Weirdness and treachery on ghost tram to Dulwich Hill

Weirdness and treachery on ghost tram to Dulwich Hill

The first I knew about Tuesday was when my nose hit the floor. I must have fallen asleep with my head on the desk, and then, I guess, the chair rolled backwards and deposited me face down, tail up. I staggered to my feet. Weak morning sun filtered through the dusty venetians and the chair laughed at me from across the room.

I’d spent a long disturbing night finishing a report on the Craig Thompson Twatgate affair. I had a client in the media who wanted details, and quickly. I got what they wanted from an endless stream of outraged Health Services Union members. It was an ugly tale, as they told it – another sleazy saga of the ALP Right. People wondered aloud how the party had “lost its moral compass”, but it was no surprise to me. Once upon a time, long decades ago, even right-wing union officials wanted to build socialism. Now, they aspired to live like the robber baron CEOs, with platinum credit cards, blonde bimbos for hire and kids in private schools.

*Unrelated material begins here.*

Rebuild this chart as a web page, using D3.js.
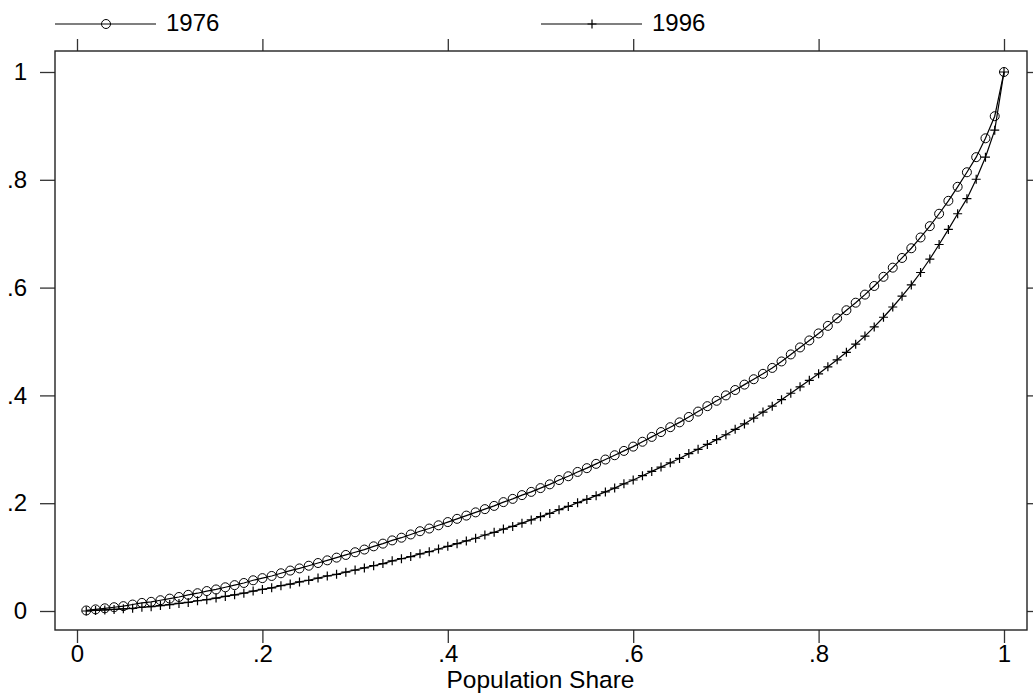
<!DOCTYPE html>
<html>
<head>
<meta charset="utf-8">
<script src="https://cdn.jsdelivr.net/npm/d3@7/dist/d3.min.js"></script>
<style>
  body { margin: 0; background: #fff; }
  text { font-family: "Liberation Sans", Arial, sans-serif; fill: #000; }
</style>
</head>
<body>
<div id="chart"></div>
<script>
// population shares, 0.01 .. 1.00
var popShare = d3.range(1, 101).map(function(i) { return i / 100; });

var share1976 = [
  .001, .003, .005, .007, .009, .012, .015, .017, .020, .023,
  .026, .030, .033, .037, .040, .044, .048, .052, .057, .061,
  .065, .070, .075, .079, .084, .089, .094, .099, .104, .109,
  .114, .120, .125, .131, .136, .142, .148, .153, .159, .165,
  .171, .177, .183, .189, .195, .202, .208, .215, .221, .228,
  .235, .243, .250, .258, .265, .273, .281, .289, .297, .305,
  .314, .323, .332, .341, .350, .360, .370, .380, .390, .400,
  .410, .420, .430, .440, .451, .463, .476, .489, .502, .515,
  .529, .543, .558, .572, .587, .603, .620, .637, .655, .673,
  .693, .714, .737, .761, .787, .814, .842, .877, .918, 1.000
];

var share1996 = [
  .000, .001, .002, .003, .004, .005, .007, .008, .010, .012,
  .014, .016, .019, .021, .024, .027, .030, .033, .037, .040,
  .043, .047, .050, .054, .057, .061, .065, .068, .072, .076,
  .080, .084, .088, .093, .097, .101, .106, .110, .115, .120,
  .125, .130, .135, .141, .146, .152, .157, .163, .169, .175,
  .181, .188, .194, .201, .207, .214, .221, .228, .236, .243,
  .251, .259, .267, .275, .283, .292, .300, .309, .318, .327,
  .337, .347, .358, .369, .380, .392, .404, .416, .428, .440,
  .453, .466, .480, .495, .510, .527, .545, .564, .584, .605,
  .628, .653, .680, .708, .737, .765, .801, .842, .892, 1.000
];

var seriesNames = ['1976', '1996'];
var tickVals = [0, .2, .4, .6, .8, 1];
var xTitle = 'Population Share';

var W = 1033, H = 696;
var box = {left: 55, right: 1027, top: 51, bottom: 630};

var svg = d3.select('#chart')
    .append('svg')
    .attr('width', W)
    .attr('height', H);

var x = d3.scaleLinear().domain([0, 1]).range([77, 1004]);
var y = d3.scaleLinear().domain([0, 1]).range([611, 72]);

var fmt = function(v) {
	return String(+v.toFixed(2)).replace(/^0\./, '.');
};

var styleAxis = function(g) {
	g.select('.domain').remove();
	g.selectAll('.tick line').attr('stroke', '#333').attr('stroke-width', 1.3);
	g.selectAll('.tick text')
		.style('font-family', '"Liberation Sans", Arial, sans-serif')
		.style('font-size', '24px')
		.attr('fill', '#000');
};

svg.append('g')
	.attr('transform', 'translate(' + box.left + ',0)')
	.call(d3.axisLeft(y).tickValues(tickVals).tickFormat(fmt).tickSize(15).tickPadding(13))
	.call(styleAxis);

svg.append('g')
	.attr('transform', 'translate(0,' + box.bottom + ')')
	.call(d3.axisBottom(x).tickValues(tickVals).tickFormat(fmt).tickSize(13).tickPadding(2))
	.call(styleAxis);

svg.append('g')
	.attr('transform', 'translate(0,' + box.top + ')')
	.call(d3.axisTop(x).tickValues(tickVals).tickFormat('').tickSize(12))
	.call(styleAxis);

svg.append('g')
	.attr('transform', 'translate(' + box.right + ',0)')
	.call(d3.axisRight(y).tickValues(tickVals).tickFormat('').tickSize(10))
	.call(styleAxis);

// plot region box
svg.append('rect')
	.attr('x', box.left)
	.attr('y', box.top)
	.attr('width', box.right - box.left)
	.attr('height', box.bottom - box.top)
	.attr('fill', 'none')
	.attr('stroke', '#222')
	.attr('stroke-width', 1.4);

svg.append('text')
	.attr('x', (x(0) + x(1)) / 2)
	.attr('y', 688)
	.attr('text-anchor', 'middle')
	.style('font-size', '24.5px')
	.text(xTitle);

var line = d3.line()
	.x(function(d) { return x(d[0]); })
	.y(function(d) { return y(d[1]); });

var drawCircle = function(g, cx, cy) {
	g.append('circle')
		.attr('cx', cx)
		.attr('cy', cy)
		.attr('r', 4.5)
		.attr('fill', 'none')
		.attr('stroke', '#000')
		.attr('stroke-width', 1);
};

var drawPlus = function(g, cx, cy) {
	g.append('path')
		.attr('d', 'M' + (cx - 4.5) + ',' + cy + 'H' + (cx + 4.5) + 'M' + cx + ',' + (cy - 4.5) + 'V' + (cy + 4.5))
		.attr('fill', 'none')
		.attr('stroke', '#000')
		.attr('stroke-width', 1.2);
};

var series = [
	{name: seriesNames[0], vals: share1976, mark: drawCircle},
	{name: seriesNames[1], vals: share1996, mark: drawPlus}
];

series.forEach(function(s) {
	var pts = popShare.map(function(p, i) { return [p, s.vals[i]]; });
	var g = svg.append('g').attr('class', 'series');
	g.append('path')
		.datum(pts)
		.attr('d', line)
		.attr('fill', 'none')
		.attr('stroke', '#000')
		.attr('stroke-width', 1.2);
	pts.forEach(function(d) {
		s.mark(g, x(d[0]), y(d[1]));
	});
});

// legend
var legendX = [55, 541];
series.forEach(function(s, i) {
	var g = svg.append('g').attr('class', 'legend');
	var x0 = legendX[i];
	g.append('line')
		.attr('x1', x0)
		.attr('x2', x0 + 101)
		.attr('y1', 24)
		.attr('y2', 24)
		.attr('stroke', '#000')
		.attr('stroke-width', 1.2);
	s.mark(g, x0 + 51, 24);
	g.append('text')
		.attr('x', x0 + 111)
		.attr('y', 31)
		.style('font-size', '24px')
		.text(s.name);
});
</script>
</body>
</html>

I checked that I’d actually emailed my stuff to the newspaper and shuffled across the lane to the Brushtail Café for breakfast.

The regulars were there and all the talk was of the O’Farrell government’s deferral of the light rail extension to Dulwich Hill.

“Look at this!” said Joadja. “Gladys Berejiklian now says they can’t finish it until 2014 and she reckons it’ll cost $176 million. Unbelievable.”

“Great Mother of Darwin!” I said. “Another rail project ‘deferred’ on the point of going ahead! This is shaping up like the Carr, Iemma, Rees and Keneally governments all over again.”

“I’ve been researching what it really costs,” said Old Possum. “There’s an easy way to check that this is nonsense, and that’s to look at what the first light rail extension cost.”

“That was the one from Wentworth Park to Lilyfield, right?”

“Yep. Opened in August 2000. That one was finished in under a year. Three kilometres long and it came in at $20 million, of which the NSW government paid $16 million. Therefore it cost less than $7m a click. That was for four stops, all power supply, signals and minimal but entirely adequate track refurbishment. Adjusting for inflation, that would be about $27 million today, or about $9 million per kilometre.

“So multiply by 5.5 kilometres and you get just shy of $50 million, for the job. That’s not quite the whole story, because back in 2000, they didn’t replace all the rail track because it wasn’t necessary, whereas the Keneally government in their wisdom wanted everything ‘all-shiny, all new’. Nevertheless, on what’s been published in the papers,  completely renewing the track from Lilyfield to Dulwich Hill only cost $25 million. If you adjust for that,  you still only get $14 million per kilometre or $77 million for the whole gold-plated job.

“And, by the way, that’s exactly the average cost of constructing light rail in Melbourne over the last decade – $14 million a kilometre.”

“Gee, that’s very, very different to the Keneally mob’s estimate of $120 million, let alone Gladys Berejiklian’s $176 million,” I said, wondering whether I should go for the full vegetarian breakfast.

“But here’s an even weirder thing,” Old Possum said, putting yet another sugar in his long black. “The contract that Metro Transport Sydney operates under stipulates that they’re responsible for paying for all or most of the cost of extensions, so in theory at least, not much of the construction cost – whatever it really is – is a cost to government.”

“What a tangled commercial-in-confidence web we weave when first we get involved in public-private partnerships. There’s just no transparency,” Joadja snorted.